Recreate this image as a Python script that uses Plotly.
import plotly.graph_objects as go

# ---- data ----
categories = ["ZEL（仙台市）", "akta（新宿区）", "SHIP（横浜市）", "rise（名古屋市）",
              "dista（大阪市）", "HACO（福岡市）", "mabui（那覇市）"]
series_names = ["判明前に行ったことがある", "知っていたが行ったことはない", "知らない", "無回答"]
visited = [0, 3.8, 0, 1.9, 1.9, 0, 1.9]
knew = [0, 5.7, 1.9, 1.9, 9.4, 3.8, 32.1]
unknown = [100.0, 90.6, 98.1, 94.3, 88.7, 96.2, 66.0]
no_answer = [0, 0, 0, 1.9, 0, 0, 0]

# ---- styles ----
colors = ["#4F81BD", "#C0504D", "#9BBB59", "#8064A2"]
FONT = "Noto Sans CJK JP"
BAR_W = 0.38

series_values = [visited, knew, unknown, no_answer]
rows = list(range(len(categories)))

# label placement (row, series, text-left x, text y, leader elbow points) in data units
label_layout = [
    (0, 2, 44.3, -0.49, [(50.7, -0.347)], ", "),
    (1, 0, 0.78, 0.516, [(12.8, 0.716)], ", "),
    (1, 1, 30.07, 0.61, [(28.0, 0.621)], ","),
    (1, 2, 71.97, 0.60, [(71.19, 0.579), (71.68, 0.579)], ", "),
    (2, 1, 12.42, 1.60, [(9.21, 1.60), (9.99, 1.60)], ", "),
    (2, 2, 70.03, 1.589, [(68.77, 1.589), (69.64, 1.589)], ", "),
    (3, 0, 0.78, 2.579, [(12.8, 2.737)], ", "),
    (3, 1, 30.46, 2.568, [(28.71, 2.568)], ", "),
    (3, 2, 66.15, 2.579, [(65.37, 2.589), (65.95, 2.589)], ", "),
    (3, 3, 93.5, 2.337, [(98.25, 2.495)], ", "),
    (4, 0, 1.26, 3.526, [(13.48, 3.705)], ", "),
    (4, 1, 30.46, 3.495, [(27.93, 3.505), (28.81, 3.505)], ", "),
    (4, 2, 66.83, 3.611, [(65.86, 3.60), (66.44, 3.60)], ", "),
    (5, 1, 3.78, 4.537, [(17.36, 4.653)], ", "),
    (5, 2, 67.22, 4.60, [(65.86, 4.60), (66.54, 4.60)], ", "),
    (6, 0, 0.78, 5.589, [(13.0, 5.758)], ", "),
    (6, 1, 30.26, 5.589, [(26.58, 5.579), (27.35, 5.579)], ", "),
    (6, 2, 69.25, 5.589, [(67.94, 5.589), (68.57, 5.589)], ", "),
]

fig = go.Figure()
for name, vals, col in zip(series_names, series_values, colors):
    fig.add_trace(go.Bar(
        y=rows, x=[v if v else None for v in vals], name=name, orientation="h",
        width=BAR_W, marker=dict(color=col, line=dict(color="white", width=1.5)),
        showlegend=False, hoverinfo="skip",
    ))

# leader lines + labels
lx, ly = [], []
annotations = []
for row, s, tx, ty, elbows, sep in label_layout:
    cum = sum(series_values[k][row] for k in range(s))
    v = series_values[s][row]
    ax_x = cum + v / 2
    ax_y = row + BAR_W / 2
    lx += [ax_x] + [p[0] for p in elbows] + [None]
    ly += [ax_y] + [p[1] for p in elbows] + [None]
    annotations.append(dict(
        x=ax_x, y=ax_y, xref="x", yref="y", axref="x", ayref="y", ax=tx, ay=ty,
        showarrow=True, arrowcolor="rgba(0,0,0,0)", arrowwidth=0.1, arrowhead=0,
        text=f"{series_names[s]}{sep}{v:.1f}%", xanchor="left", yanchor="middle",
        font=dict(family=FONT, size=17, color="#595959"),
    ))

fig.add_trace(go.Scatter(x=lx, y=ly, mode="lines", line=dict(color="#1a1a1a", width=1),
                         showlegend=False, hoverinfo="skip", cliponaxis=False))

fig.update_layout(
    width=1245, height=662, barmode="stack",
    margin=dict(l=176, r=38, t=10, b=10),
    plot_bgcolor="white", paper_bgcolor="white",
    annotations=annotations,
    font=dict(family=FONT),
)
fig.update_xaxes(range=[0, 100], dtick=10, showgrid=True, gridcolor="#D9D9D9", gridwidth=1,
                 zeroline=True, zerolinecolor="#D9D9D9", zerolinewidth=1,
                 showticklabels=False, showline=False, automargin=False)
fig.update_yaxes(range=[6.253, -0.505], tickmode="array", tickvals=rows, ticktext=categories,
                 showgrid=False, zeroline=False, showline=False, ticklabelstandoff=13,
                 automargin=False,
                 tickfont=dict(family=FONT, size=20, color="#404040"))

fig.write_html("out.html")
...
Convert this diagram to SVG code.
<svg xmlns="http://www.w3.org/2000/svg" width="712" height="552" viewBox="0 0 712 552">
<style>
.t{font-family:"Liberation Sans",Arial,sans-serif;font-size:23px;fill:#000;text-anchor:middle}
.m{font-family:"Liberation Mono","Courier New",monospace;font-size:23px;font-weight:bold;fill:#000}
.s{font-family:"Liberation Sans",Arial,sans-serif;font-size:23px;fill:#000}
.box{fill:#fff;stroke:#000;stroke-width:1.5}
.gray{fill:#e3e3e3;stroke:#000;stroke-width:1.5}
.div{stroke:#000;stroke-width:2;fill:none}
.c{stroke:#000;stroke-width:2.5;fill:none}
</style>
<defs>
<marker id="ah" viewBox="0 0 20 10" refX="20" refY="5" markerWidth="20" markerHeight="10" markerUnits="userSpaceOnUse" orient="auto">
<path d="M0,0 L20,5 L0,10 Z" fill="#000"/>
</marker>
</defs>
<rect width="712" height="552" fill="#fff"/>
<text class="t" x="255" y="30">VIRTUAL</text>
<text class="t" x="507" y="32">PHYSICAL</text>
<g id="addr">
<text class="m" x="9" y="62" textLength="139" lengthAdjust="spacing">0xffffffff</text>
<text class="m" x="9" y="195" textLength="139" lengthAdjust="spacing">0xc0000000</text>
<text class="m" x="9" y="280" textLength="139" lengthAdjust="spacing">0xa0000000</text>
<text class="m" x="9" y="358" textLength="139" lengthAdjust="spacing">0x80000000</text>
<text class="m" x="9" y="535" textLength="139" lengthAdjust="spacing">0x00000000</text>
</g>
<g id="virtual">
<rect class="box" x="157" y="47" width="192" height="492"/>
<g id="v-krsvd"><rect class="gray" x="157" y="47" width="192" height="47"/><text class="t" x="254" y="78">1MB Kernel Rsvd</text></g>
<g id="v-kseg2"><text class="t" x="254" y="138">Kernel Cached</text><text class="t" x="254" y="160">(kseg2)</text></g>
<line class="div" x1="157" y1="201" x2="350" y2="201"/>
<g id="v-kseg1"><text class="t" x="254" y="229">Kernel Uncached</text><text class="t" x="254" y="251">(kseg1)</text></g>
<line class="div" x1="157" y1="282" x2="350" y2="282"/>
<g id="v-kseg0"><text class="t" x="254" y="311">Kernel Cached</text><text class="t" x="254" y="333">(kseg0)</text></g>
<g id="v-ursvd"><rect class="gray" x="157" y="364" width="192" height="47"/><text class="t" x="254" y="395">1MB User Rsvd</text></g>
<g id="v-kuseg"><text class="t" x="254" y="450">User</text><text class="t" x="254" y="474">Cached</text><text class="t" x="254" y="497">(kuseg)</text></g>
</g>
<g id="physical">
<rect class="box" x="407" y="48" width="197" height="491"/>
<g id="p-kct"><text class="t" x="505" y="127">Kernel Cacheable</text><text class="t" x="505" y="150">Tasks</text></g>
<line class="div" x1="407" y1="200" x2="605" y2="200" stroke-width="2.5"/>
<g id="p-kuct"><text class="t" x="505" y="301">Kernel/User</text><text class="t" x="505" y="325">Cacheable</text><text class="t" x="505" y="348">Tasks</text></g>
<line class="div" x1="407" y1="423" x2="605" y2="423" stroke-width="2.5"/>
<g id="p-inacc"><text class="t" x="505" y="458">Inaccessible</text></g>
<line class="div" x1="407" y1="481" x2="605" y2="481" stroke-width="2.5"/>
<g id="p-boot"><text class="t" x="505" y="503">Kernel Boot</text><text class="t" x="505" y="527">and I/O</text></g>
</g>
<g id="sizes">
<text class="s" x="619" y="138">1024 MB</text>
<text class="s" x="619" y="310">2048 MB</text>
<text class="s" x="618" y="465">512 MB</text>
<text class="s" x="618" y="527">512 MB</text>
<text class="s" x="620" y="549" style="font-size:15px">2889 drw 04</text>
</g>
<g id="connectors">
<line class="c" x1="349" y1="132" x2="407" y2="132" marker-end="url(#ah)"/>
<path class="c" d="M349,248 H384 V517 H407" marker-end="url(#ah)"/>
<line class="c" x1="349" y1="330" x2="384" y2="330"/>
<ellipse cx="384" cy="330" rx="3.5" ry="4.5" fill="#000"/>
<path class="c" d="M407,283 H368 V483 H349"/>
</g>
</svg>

§ **Written request**:
Retype, exactly and in full, the lines above from the one containing "Recreate this image" through the one containing "no_answer = [0, 0, 0, 1.9, 0, 0, 0]".

§ **Reply to the task**:
Recreate this image as a Python script that uses Plotly.
import plotly.graph_objects as go

# ---- data ----
categories = ["ZEL（仙台市）", "akta（新宿区）", "SHIP（横浜市）", "rise（名古屋市）",
              "dista（大阪市）", "HACO（福岡市）", "mabui（那覇市）"]
series_names = ["判明前に行ったことがある", "知っていたが行ったことはない", "知らない", "無回答"]
visited = [0, 3.8, 0, 1.9, 1.9, 0, 1.9]
knew = [0, 5.7, 1.9, 1.9, 9.4, 3.8, 32.1]
unknown = [100.0, 90.6, 98.1, 94.3, 88.7, 96.2, 66.0]
no_answer = [0, 0, 0, 1.9, 0, 0, 0]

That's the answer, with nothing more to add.